**STATED EXERCISE:** Below this line are records; write out exactly the lines from the one containing "Write the React, TypeScript" through the one containing "const yTicks = [0, 200, 400, 600, 800, 1000, 1200];", with the pictures left out.

***** SUPPLIED ENTRIES *****

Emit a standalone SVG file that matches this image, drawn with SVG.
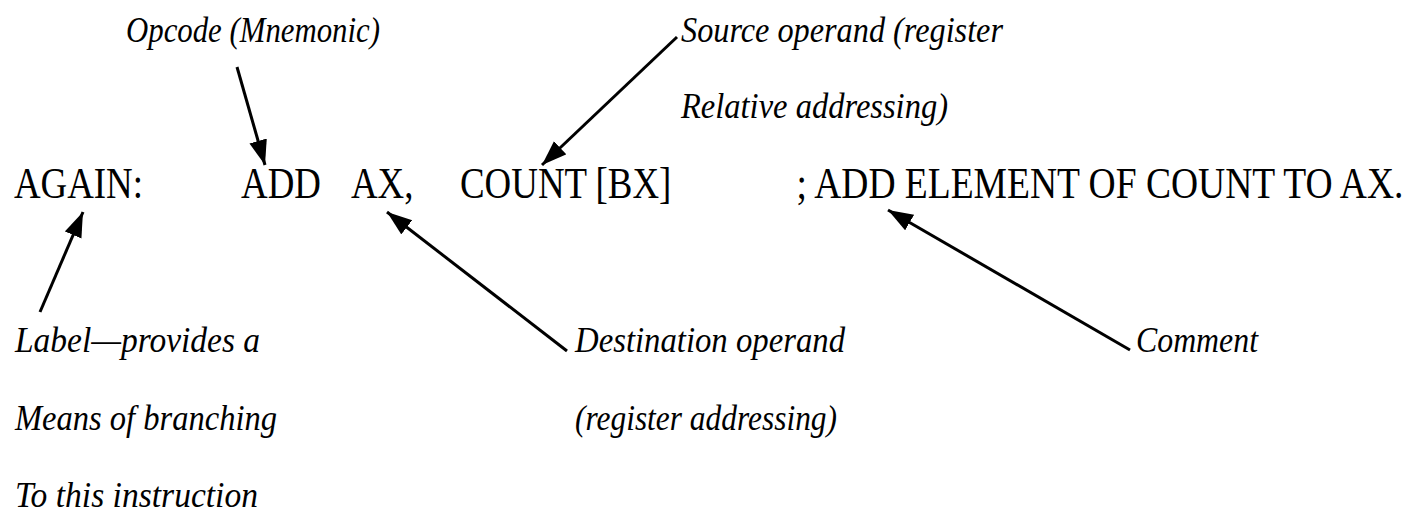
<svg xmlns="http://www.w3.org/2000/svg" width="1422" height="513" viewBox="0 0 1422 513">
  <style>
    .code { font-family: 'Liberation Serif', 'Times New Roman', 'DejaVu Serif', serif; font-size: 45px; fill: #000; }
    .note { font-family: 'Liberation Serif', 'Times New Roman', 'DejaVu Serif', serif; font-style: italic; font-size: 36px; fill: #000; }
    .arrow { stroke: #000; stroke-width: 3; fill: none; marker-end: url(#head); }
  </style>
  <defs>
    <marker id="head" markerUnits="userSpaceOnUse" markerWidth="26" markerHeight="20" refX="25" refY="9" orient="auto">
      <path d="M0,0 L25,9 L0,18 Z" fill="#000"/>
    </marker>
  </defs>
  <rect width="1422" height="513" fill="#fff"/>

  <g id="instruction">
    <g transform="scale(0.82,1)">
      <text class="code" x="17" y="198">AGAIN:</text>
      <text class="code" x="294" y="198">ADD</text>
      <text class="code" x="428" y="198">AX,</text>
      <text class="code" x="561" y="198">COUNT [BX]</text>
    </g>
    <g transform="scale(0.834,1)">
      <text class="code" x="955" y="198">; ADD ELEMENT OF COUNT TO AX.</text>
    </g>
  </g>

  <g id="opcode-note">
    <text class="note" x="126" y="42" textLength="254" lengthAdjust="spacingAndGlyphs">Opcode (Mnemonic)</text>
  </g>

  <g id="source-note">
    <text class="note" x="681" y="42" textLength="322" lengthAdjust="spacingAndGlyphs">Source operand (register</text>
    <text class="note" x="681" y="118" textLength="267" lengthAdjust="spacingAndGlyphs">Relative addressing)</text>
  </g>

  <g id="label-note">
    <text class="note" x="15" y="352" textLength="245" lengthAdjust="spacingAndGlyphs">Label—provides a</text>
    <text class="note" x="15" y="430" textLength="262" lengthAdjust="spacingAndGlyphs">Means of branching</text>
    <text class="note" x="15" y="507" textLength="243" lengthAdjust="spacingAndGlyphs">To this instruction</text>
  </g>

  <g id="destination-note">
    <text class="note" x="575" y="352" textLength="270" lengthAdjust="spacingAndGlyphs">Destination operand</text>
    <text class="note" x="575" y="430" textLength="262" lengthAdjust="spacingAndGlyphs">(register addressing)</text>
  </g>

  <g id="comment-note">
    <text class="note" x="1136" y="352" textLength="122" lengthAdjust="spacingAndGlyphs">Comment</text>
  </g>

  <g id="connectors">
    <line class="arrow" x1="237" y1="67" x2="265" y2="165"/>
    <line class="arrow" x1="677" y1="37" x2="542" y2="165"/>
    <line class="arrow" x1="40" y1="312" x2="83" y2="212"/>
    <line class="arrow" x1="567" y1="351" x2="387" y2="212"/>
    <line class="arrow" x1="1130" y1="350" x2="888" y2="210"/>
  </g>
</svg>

*****
***** SUPPLIED ENTRIES *****

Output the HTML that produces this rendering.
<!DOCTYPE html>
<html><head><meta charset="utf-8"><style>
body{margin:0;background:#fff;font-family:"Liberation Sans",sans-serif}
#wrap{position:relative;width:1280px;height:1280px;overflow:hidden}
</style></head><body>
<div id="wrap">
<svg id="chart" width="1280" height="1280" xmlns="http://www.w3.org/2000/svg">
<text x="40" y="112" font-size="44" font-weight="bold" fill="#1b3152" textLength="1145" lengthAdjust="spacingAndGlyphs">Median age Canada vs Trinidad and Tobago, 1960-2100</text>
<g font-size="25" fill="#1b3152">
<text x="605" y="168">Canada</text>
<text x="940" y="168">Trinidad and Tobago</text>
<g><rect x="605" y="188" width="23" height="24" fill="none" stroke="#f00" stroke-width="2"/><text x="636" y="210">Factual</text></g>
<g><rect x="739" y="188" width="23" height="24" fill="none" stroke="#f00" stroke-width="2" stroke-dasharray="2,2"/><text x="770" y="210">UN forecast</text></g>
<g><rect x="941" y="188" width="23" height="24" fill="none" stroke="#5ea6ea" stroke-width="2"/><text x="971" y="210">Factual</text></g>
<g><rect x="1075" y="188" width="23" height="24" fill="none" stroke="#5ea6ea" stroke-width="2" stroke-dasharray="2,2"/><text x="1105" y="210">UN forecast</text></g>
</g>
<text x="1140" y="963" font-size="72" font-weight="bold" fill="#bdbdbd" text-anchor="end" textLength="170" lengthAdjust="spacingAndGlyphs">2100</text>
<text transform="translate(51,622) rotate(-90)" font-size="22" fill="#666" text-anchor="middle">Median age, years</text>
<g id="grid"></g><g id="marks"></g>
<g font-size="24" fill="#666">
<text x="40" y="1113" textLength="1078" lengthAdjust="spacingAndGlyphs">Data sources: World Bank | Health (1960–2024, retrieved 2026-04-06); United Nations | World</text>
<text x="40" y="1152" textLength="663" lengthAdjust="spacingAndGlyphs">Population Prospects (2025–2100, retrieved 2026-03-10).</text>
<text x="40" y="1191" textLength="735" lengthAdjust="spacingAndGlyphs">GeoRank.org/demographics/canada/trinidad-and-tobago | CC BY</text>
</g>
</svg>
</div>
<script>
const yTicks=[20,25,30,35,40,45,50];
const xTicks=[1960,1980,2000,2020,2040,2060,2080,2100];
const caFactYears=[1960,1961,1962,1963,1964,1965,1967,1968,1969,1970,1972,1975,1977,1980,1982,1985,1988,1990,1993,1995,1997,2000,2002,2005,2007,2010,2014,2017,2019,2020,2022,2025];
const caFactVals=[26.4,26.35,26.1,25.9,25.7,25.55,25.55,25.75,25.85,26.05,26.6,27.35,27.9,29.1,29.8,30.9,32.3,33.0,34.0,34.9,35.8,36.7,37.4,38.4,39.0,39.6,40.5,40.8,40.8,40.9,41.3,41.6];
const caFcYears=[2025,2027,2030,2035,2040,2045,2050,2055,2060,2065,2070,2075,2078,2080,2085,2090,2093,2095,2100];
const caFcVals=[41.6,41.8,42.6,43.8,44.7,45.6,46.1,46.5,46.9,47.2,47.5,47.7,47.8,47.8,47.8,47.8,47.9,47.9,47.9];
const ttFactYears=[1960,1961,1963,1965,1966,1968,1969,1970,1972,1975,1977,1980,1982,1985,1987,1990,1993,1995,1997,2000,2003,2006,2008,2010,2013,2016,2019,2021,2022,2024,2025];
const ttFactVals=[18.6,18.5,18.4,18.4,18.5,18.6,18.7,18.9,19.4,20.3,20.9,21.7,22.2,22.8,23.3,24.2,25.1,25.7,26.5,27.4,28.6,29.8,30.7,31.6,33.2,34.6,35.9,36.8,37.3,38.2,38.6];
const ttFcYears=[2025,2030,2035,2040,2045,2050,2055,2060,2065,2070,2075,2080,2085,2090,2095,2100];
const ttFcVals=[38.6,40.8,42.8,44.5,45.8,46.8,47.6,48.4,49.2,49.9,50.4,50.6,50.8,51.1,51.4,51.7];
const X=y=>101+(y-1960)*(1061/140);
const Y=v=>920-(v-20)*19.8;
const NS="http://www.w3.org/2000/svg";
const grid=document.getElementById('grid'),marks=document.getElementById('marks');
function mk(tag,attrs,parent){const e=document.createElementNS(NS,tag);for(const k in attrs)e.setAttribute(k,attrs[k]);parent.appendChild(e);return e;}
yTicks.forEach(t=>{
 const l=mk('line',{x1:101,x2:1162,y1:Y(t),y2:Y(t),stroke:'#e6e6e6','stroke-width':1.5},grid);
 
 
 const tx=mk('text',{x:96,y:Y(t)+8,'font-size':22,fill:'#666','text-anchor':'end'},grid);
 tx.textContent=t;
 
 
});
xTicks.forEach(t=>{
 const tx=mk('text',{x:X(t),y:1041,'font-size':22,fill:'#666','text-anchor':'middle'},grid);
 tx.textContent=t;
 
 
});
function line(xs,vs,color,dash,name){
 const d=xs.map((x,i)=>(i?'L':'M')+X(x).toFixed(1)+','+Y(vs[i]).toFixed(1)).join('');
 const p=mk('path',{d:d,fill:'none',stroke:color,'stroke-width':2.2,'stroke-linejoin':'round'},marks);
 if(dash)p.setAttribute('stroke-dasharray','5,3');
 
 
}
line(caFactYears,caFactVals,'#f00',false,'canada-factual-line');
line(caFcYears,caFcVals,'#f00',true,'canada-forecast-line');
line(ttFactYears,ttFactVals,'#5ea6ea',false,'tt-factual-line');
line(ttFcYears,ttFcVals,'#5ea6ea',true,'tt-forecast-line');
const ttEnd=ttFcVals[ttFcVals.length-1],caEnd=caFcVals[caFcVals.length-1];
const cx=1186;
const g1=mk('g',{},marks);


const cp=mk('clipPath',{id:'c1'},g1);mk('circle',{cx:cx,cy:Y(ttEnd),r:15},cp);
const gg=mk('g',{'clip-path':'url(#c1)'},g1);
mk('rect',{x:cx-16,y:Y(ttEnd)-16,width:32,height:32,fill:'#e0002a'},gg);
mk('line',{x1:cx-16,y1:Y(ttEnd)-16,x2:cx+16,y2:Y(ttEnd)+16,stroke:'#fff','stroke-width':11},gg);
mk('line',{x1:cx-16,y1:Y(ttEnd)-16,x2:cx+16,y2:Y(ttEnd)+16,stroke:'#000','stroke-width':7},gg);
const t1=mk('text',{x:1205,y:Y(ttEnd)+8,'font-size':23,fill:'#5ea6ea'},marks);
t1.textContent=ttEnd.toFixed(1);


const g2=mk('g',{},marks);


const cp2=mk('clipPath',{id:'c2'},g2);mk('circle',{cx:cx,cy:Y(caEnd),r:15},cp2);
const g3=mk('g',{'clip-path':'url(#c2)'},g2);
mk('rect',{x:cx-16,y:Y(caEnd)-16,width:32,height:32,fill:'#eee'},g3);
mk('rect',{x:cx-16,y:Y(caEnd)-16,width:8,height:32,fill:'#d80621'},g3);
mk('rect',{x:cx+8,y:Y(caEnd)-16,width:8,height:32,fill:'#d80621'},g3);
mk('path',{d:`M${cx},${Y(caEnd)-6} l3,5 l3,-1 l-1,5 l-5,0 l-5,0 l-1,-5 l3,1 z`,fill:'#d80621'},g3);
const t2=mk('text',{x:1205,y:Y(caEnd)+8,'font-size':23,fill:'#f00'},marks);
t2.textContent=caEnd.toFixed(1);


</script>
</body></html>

*****
***** SUPPLIED ENTRIES *****

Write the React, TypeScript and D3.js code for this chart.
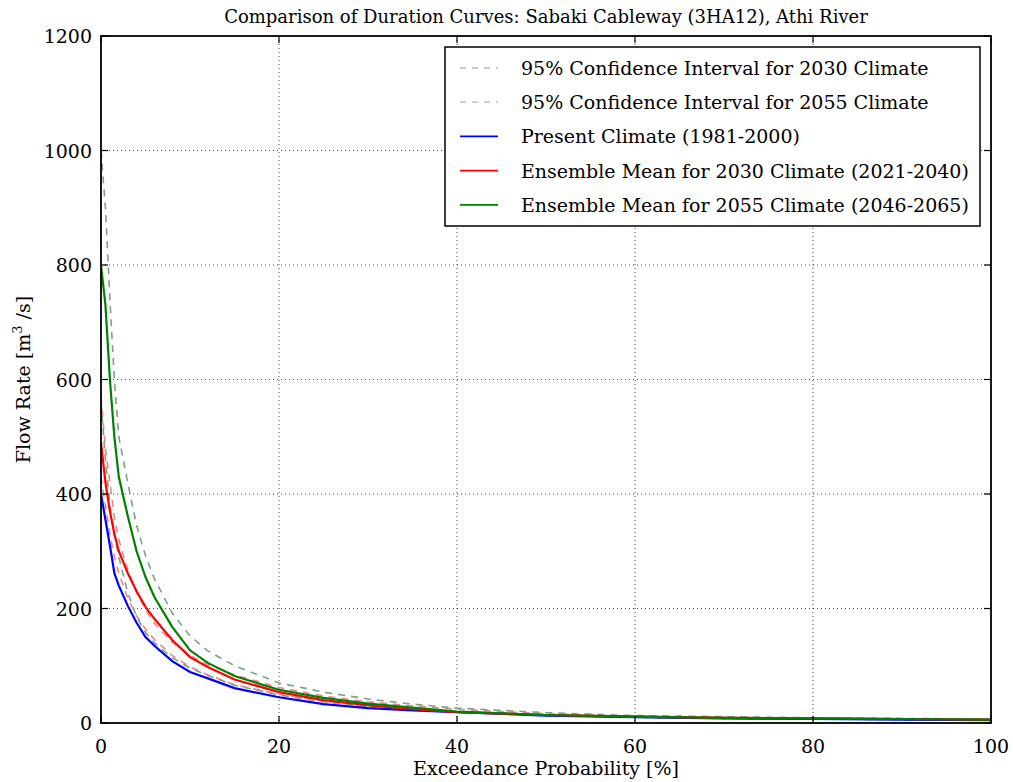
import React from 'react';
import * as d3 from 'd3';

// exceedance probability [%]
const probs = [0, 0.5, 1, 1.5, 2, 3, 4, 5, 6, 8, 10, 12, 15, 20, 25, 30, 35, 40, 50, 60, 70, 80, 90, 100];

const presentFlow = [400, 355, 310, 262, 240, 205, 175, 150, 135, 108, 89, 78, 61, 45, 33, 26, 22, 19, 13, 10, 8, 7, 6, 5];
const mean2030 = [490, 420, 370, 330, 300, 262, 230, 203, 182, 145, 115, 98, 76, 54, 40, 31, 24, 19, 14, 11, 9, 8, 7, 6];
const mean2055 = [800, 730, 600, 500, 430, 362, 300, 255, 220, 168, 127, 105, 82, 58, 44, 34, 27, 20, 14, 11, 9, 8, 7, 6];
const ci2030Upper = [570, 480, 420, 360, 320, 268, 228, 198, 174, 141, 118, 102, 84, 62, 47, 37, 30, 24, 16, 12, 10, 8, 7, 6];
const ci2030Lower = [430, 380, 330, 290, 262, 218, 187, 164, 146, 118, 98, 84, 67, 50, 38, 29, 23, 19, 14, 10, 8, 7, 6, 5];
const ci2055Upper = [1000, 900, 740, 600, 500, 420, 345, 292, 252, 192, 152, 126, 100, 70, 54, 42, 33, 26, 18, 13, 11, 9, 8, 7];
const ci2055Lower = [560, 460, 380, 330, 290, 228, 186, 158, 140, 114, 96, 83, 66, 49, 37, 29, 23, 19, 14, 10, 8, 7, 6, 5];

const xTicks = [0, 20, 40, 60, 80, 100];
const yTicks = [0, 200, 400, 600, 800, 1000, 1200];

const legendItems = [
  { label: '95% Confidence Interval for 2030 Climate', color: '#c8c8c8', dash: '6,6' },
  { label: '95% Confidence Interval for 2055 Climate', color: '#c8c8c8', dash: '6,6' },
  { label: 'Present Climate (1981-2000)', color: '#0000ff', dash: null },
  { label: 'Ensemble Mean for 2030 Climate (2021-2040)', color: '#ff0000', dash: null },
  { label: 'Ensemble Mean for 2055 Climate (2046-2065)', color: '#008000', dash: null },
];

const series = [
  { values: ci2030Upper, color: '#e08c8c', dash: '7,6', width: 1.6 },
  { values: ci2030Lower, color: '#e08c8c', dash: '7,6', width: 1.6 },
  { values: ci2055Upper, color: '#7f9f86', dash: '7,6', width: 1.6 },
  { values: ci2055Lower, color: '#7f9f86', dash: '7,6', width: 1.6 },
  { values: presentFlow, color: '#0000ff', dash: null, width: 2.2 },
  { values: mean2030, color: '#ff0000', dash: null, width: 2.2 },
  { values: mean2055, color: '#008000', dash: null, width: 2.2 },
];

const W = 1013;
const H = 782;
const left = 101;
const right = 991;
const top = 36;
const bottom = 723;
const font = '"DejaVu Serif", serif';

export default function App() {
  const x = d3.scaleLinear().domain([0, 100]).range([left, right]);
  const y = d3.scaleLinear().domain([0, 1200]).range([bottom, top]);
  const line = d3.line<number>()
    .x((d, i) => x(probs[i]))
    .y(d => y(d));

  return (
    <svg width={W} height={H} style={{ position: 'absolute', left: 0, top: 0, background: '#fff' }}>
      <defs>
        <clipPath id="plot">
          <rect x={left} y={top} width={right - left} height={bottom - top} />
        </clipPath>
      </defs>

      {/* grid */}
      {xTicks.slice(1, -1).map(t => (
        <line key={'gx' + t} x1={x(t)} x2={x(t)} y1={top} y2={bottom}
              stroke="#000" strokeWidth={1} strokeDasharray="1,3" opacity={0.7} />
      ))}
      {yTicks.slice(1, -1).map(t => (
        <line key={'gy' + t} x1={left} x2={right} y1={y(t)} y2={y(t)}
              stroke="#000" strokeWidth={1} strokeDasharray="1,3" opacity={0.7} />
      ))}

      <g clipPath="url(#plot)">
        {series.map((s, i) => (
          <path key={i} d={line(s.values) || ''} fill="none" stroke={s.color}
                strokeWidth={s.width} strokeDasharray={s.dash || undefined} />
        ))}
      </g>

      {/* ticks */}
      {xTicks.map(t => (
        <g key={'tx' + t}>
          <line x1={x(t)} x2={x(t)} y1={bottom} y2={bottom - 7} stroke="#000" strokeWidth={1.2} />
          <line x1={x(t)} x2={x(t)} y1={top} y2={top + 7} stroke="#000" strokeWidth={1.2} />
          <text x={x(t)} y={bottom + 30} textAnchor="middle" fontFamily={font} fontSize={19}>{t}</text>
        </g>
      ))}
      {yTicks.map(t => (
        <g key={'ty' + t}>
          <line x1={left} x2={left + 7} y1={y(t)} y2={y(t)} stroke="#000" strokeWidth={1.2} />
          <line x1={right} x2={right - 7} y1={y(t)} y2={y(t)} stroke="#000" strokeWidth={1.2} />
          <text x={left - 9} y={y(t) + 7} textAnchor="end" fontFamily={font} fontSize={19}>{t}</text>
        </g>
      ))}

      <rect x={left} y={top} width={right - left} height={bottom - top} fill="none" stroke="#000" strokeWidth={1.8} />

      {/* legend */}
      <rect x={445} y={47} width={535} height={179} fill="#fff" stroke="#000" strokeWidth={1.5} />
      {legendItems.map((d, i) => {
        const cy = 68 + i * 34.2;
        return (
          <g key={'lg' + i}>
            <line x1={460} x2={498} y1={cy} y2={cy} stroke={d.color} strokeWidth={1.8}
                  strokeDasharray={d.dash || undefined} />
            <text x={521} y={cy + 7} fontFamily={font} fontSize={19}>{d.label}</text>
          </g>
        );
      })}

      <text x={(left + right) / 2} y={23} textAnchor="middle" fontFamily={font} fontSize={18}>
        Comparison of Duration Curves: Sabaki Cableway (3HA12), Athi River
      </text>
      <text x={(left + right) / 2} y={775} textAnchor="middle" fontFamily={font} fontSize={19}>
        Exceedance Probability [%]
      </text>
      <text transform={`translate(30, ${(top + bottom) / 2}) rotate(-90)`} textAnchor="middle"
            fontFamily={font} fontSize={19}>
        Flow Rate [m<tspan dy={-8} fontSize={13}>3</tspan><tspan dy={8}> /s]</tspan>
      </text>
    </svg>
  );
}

*****

**RESULT OF THE TASK:**
Write the React, TypeScript and D3.js code for this chart.
import React from 'react';
import * as d3 from 'd3';

// exceedance probability [%]
const probs = [0, 0.5, 1, 1.5, 2, 3, 4, 5, 6, 8, 10, 12, 15, 20, 25, 30, 35, 40, 50, 60, 70, 80, 90, 100];

const presentFlow = [400, 355, 310, 262, 240, 205, 175, 150, 135, 108, 89, 78, 61, 45, 33, 26, 22, 19, 13, 10, 8, 7, 6, 5];
const mean2030 = [490, 420, 370, 330, 300, 262, 230, 203, 182, 145, 115, 98, 76, 54, 40, 31, 24, 19, 14, 11, 9, 8, 7, 6];
const mean2055 = [800, 730, 600, 500, 430, 362, 300, 255, 220, 168, 127, 105, 82, 58, 44, 34, 27, 20, 14, 11, 9, 8, 7, 6];
const ci2030Upper = [570, 480, 420, 360, 320, 268, 228, 198, 174, 141, 118, 102, 84, 62, 47, 37, 30, 24, 16, 12, 10, 8, 7, 6];
const ci2030Lower = [430, 380, 330, 290, 262, 218, 187, 164, 146, 118, 98, 84, 67, 50, 38, 29, 23, 19, 14, 10, 8, 7, 6, 5];
const ci2055Upper = [1000, 900, 740, 600, 500, 420, 345, 292, 252, 192, 152, 126, 100, 70, 54, 42, 33, 26, 18, 13, 11, 9, 8, 7];
const ci2055Lower = [560, 460, 380, 330, 290, 228, 186, 158, 140, 114, 96, 83, 66, 49, 37, 29, 23, 19, 14, 10, 8, 7, 6, 5];

const xTicks = [0, 20, 40, 60, 80, 100];
const yTicks = [0, 200, 400, 600, 800, 1000, 1200];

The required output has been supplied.